I’m not setting out to write a polemic about how political everything is, however. The last year or more that I’ve spent writing regularly about music has been very illuminating for me, and I have learned to see many ways in which art, culture and aesthetics are ideological or political in practice. I get the impression that culture, even avant-garde or underground culture, has become gradually de-radicalised over the past century or so. Thinking back to the intensity of debate around the early years of abstract art, for example, I can think of no recent equivalents; back then, many artists had a passionate, consciously ideological commitment to their formal practice, linking it directly to the political struggles that would shape the face of Europe. People lived and died for aesthetics; when the Soviet Union ceased to be interested in change, and became focussed exclusively on hegemony, it brutally suppressed all radical aesthetics and instituted a kitsch, conservative official style. Even the abstract expressionists, a group of artists with no coherent group agenda, hated by the McCarthy-ites, many of its proponents committed to socialist principles, was used by the U.S. government as propaganda for Western freedom. The C.I.A. even funded a touring show! And now? Well artists just do their thing, and don’t think too much about politics.

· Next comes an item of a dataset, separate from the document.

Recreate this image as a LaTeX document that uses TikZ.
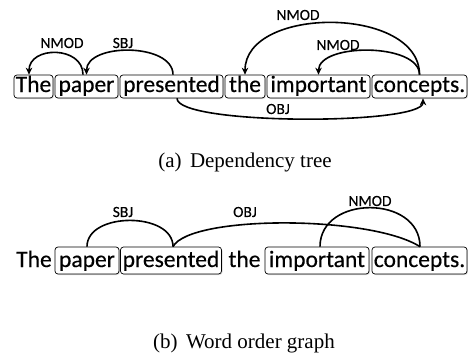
\documentclass[tikz,border=0pt]{standalone}
\usepackage{fontspec}
\setmainfont{Carlito}[FakeBold=0.4]
\newfontfamily\capfont{Liberation Serif}
\usetikzlibrary{arrows.meta,shadows,calc}
\begin{document}
\begin{tikzpicture}[x=1pt,y=-1pt,
  wordA/.style={font=\fontsize{23.5}{27}\selectfont, inner xsep=0pt, inner ysep=0pt, text height=17pt, text depth=6pt, align=center},
  wordB/.style={font=\fontsize{23.5}{27}\selectfont, inner xsep=0pt, inner ysep=0pt, text height=20pt, text depth=7pt, align=center},
  boxed/.style={draw, fill=white, rounded corners=3pt, line width=0.7pt, drop shadow={shadow xshift=1pt, shadow yshift=-1pt, opacity=0.3}},
  lab/.style={font=\fontsize{15.5}{18}\selectfont, inner sep=0pt},
  captext/.style={font=\capfont\fontsize{21}{24}\selectfont, inner sep=0pt, anchor=base},
  arc/.style={line width=1.6pt},
  arr/.style={arc, -{Stealth[length=7pt,width=6.5pt]}}]
\useasboundingbox (0,0) rectangle (468,354);
% ---- (a) dependency tree ----
\node[wordA, boxed, minimum width=39pt]  (t1) at (33.5,86.5) {The};
\node[wordA, boxed, minimum width=63pt]  (t2) at (86.5,86.5) {paper};
\node[wordA, boxed, minimum width=103pt] (t3) at (171.5,86.5) {presented};
\node[wordA, boxed, minimum width=40pt]  (t4) at (245,86.5) {the};
\node[wordA, boxed, minimum width=103pt] (t5) at (318.5,86.5) {important};
\node[wordA, boxed, minimum width=95pt]  (t6) at (419.5,86.5) {concepts.};

\draw[arr] ([xshift=-3.5pt]t2.north) .. controls +(0,-29) and +(0,-29) .. ([xshift=-4.5pt]t1.north);
\draw[arr] ([xshift=1.5pt]t3.north) .. controls +(0,-32) and +(0,-32) .. (t2.north);
\draw[arr] (t6.north) .. controls +(0,-69) and +(0,-69) .. (t4.north);
\draw[arr] (t6.north) .. controls +(0,-32) and +(0,-32) .. (t5.north);
\draw[arr] ([xshift=5.5pt]t3.south) .. controls +(0,27) and +(0,27) .. ([xshift=3.5pt]t6.south);

\node[lab] (l1) at (62,43) {NMOD};
\node[lab] (l2) at (123,43) {SBJ};
\node[lab] (l3) at (298,15) {NMOD};
\node[lab] (l4) at (338,45) {NMOD};
\node[lab] (l5) at (278,109) {OBJ};

\node[captext] (ca) at (245,167) {(a)\hspace{0.4em}Dependency tree};

% ---- (b) word order graph ----
\node[wordB, minimum width=32pt]         (b1) at (34,260.5) {The};
\node[wordB, boxed, minimum width=64pt]  (b2) at (87,260.5) {paper};
\node[wordB, boxed, minimum width=101pt] (b3) at (171,260.5) {presented};
\node[wordB, minimum width=38pt]         (b4) at (244.5,260.5) {the};
\node[wordB, boxed, minimum width=104pt] (b5) at (317,260.5) {important};
\node[wordB, boxed, minimum width=95pt]  (b6) at (419.5,260.5) {concepts.};

\draw[arc] (b2.north) .. controls +(0,-35) and +(0,-35) .. ([xshift=2pt]b3.north);
\draw[arc] ([xshift=2pt]b3.north) .. controls (190,215) and (370,215) .. ([xshift=0.5pt]b6.north);
\draw[arc] ([xshift=3pt]b5.north) .. controls +(0,-52) and +(0,-52) .. ([xshift=0.5pt]b6.north);

\node[lab] (m1) at (123,212) {SBJ};
\node[lab] (m2) at (245,212) {OBJ};
\node[lab] (m3) at (370,201) {NMOD};

\node[captext] (cb) at (244,348) {(b)\hspace{0.4em}Word order graph};
\end{tikzpicture}
\end{document}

This is a gross generalisation of course, and unfair to many, but I think it’s a fair enough assessment of the general trend. Music, however, and its creators’ engagement with digital, internet, and particularly social technologies, is a site of rupture, and one which I think will look more and more important as the years go by. First fans and listeners outpaced the capacity of the power structure to control (and harvest) them, and then musicians did, leaving the sad figures of the traditional industry blustering furiously on the sidelines, presiding over the ludicrous and artistically trivial rump of mass culture. The old model, that realising value required mass, mediated engagement, and the sharing of percentage points among many participants, points whose value depended on huge sales, has foundered; it has foundered on a newly accessible capacity for musicians to engage directly with listeners, in smaller numbers, but more profoundly, and to sell fewer units of merchandise, while keeping a far higher proportion of the revenue. That possibility already existed, but it was ridiculously hard work before: just ask Black Flag or Cardiacs. The competition between these models is immensely political, because it is a conflict between industrial capitalism on the one hand, and a small producer, direct market on the other. It’s the choice between a supermarket and a farmers’ market. It’s the choice between rule by centralised government, by hierarchical concentrations of power, and self-determination by autonomous communities, in which power flows freely to the sites where it is needed. It’s the choice between repression and freedom.

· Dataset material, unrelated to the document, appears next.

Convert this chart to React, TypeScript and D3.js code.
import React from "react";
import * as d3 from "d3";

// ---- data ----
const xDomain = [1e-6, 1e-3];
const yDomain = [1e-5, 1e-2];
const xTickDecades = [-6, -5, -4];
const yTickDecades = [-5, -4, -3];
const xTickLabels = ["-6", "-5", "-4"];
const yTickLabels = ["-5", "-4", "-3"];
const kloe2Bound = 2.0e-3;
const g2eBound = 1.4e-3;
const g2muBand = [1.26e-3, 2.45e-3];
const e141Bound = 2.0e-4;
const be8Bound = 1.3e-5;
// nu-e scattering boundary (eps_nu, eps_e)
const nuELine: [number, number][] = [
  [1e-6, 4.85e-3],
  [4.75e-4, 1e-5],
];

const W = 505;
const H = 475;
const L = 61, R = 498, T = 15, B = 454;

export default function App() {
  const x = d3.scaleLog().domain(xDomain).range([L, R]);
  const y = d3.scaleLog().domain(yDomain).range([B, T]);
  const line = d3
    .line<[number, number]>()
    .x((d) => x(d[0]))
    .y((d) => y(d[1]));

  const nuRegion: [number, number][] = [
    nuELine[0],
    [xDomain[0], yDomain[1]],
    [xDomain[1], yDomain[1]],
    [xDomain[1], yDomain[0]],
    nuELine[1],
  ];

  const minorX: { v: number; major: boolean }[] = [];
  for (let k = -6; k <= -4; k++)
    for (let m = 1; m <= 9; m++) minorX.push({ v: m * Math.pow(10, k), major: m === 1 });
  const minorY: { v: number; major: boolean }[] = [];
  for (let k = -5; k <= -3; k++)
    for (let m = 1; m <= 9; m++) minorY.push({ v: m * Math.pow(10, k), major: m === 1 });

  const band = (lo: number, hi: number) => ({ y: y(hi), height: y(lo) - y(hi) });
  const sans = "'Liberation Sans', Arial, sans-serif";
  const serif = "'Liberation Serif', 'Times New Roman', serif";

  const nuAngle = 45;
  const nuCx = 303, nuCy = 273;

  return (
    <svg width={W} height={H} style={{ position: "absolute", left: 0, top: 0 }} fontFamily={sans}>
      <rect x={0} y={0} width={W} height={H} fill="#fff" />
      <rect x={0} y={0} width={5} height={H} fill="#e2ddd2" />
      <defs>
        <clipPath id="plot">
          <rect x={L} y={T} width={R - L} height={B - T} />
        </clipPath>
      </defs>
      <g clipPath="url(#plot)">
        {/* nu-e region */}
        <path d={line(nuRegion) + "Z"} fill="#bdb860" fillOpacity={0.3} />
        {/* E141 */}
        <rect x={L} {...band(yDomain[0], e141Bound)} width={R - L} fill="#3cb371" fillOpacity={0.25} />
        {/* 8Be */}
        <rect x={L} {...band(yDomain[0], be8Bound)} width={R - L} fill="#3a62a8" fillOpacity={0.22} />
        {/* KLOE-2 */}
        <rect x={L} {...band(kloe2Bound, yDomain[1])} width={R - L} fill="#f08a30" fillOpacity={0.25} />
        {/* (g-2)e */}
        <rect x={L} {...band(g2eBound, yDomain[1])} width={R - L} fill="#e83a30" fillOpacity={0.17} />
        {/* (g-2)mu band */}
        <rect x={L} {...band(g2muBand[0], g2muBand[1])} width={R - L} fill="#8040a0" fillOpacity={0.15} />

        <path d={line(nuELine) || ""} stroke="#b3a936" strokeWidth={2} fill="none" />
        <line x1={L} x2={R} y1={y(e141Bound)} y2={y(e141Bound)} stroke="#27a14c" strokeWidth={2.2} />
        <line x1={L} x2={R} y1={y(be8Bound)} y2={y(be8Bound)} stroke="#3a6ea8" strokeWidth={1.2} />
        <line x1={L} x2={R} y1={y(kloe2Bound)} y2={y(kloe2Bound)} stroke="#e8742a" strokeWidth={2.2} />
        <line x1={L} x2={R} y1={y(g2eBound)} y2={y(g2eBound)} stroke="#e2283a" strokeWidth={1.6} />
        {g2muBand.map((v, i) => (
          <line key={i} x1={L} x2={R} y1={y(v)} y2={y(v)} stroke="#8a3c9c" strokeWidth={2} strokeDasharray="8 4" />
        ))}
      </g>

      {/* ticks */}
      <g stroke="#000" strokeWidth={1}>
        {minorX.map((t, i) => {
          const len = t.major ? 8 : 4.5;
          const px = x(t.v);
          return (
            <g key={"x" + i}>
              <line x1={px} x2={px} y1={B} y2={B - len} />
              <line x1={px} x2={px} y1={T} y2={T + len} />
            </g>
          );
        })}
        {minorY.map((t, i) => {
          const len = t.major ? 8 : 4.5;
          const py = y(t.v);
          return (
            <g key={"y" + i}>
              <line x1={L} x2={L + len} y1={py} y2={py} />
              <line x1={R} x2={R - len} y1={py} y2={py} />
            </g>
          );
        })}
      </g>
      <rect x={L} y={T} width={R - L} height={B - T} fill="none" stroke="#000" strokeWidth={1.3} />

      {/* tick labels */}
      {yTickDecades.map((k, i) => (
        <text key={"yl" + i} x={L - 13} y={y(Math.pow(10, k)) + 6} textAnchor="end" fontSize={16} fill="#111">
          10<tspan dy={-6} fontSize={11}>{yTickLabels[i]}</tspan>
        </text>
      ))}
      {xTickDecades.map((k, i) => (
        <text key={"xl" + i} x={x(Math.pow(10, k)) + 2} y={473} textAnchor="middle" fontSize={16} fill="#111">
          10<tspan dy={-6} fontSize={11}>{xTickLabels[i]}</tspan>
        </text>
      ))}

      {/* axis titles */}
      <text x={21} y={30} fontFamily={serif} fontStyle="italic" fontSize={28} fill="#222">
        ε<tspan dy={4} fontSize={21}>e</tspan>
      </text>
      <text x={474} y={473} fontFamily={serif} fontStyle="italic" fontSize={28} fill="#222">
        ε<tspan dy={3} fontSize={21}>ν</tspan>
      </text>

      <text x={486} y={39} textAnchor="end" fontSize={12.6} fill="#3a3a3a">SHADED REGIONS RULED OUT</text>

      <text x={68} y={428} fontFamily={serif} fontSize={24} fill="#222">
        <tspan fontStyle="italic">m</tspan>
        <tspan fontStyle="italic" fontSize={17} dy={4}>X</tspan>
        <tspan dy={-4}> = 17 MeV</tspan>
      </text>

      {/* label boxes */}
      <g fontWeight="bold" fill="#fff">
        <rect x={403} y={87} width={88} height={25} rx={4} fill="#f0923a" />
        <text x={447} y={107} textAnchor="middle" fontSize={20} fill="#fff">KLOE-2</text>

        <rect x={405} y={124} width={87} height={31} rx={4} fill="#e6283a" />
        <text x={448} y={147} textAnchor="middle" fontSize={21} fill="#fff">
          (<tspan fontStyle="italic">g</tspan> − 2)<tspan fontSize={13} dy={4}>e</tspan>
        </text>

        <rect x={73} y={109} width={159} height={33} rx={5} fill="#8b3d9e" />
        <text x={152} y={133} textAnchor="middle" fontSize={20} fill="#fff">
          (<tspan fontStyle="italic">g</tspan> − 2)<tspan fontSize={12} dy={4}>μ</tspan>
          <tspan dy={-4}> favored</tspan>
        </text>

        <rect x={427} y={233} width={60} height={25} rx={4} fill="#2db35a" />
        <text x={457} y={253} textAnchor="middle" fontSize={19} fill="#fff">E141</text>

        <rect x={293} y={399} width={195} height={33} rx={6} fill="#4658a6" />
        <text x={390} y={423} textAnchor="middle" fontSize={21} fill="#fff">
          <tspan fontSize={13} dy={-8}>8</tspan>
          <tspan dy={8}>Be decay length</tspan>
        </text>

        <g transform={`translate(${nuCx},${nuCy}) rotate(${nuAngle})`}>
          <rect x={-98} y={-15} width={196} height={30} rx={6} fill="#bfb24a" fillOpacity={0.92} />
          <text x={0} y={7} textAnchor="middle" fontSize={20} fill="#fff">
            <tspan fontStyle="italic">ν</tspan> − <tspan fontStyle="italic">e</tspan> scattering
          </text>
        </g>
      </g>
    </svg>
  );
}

There is some kind of political awakening going on at the moment, and the internet has also been instrumental in the growth of protest movements globally. The internet is a forum of possibility, and one of its possibilities is for people to build communities. Where industrial capitalism has historically hamstrung people’s political agency, by making impotent any movement or aspiration mobilised on anything less than the largest scale, the internet enables it; the number of people acting is still small, but their impact is huge. The mass media is full of it, and politicians are running scared: they waste no opportunity to discredit political direct action, but frequently find the PR cost too great for them to do so overtly, when the targets are bankers or despots for example. I don’t know if anyone in the political classes has recognised the possibility, but I would hope to see a similar transformation taking place in politics to the one we are seeing in music.

So what I’m trying to get around to discussing, is the re-radicalisation of art. Is artistic practice becoming something potentially transformative again? I’ve been writing and thinking about DIY music promotion, culture and aesthetics, and I haven’t been setting out deliberately to present a political perspective, but I have found it impossible to ignore the connections between politics, art, economics and philosophy. In fact, ‘connections’ is the wrong word; these apparently different aspects of human activity really represent different ways of conceptualising the same fluid web of interlaced and overlapping significations. I’d be very interested to hear from musicians about whether they conceive of their work as having a political dimension, but it’s clear to me that, whether they think that or not, many musicians are developing a creative practice with radical implications for power relations, within the world of culture and aesthetics in the first instance, but in the world of society and politics as well. I’m not just talking about the way that work is distributed, bypassing the traditional, hegemonic channels, but actually about the formal qualities of the music, and the kinds of aesthetic response it invites. There is a growth in work that evokes particularity, and valorizes a specific, individual response, rather than the submission to an oceanic herd aesthetic invited by the productions of musical mass culture.

I can’t get into specific examples here, but my aim is really just to posit the political as an available theatre of action, and art as an appropriate instrument of activity. This isn’t meant to be some nice idea for academics and intellectuals to discuss; I know I don’t reach that many people with my blog; and I know that those I do reach will (thankfully) have a diversity of political views. I don’t wish to impose my own particular politics on anyone, and that is one of the good things about the non-hierarchical structure of online social networks, that if we don’t need to do politics on a vast scale to effect any change, we can do it in ways that reflect each activist’s agenda, rather than working to some lame and harmful consensus. What I want to do is add my own small voice to all the others calling for change. Change is needed, change is coming, and the resistance to it comes largely from the arseholes who hold the power in the established hierarchies; music needs to take its place beside protest, beside debate, beside direct action, as a tool in the effort to bring that change about. I really want to say that music is a weapon to use in revolution, but history’s lesson seems to be that we need some other paradigm than violence in which to frame our calls for change. And really, we can no more use music than it can use us…

As I’ve written this piece I’ve been thinking more and more about Jacques Attali’s Noise, a quintessentially French work of poetry and polemic disguised as the abstrusest of critical theory. In it, Attali (an economist sufficiently mainstream to have advised the French presidency) argues that music has an oracular function in culture. He suggests that it has anticipated, in its modes of production and distribution, as well as its formal structures, the dominant modes of socio-cultural practice: the era of printed music anticipated and announced the practices of industrial capitalism, for example; and Attali’s book seems quite prophetic in its suggestions about what might succeed the era of ‘Repeating’ that was dominant at the time of writing. Attali was writing in 1977, but he predicted that technology would place the means of producing and distributing music in the hands of individual artists, and went on to speculate about what that might imply for politics and society at large. I can’t really judge whether his views on music’s historical prophetic function hold water, but I really hope he’s right. While we wait to find out, I’m going to do my best to make my every creative act politically engaged, and my every political action creative.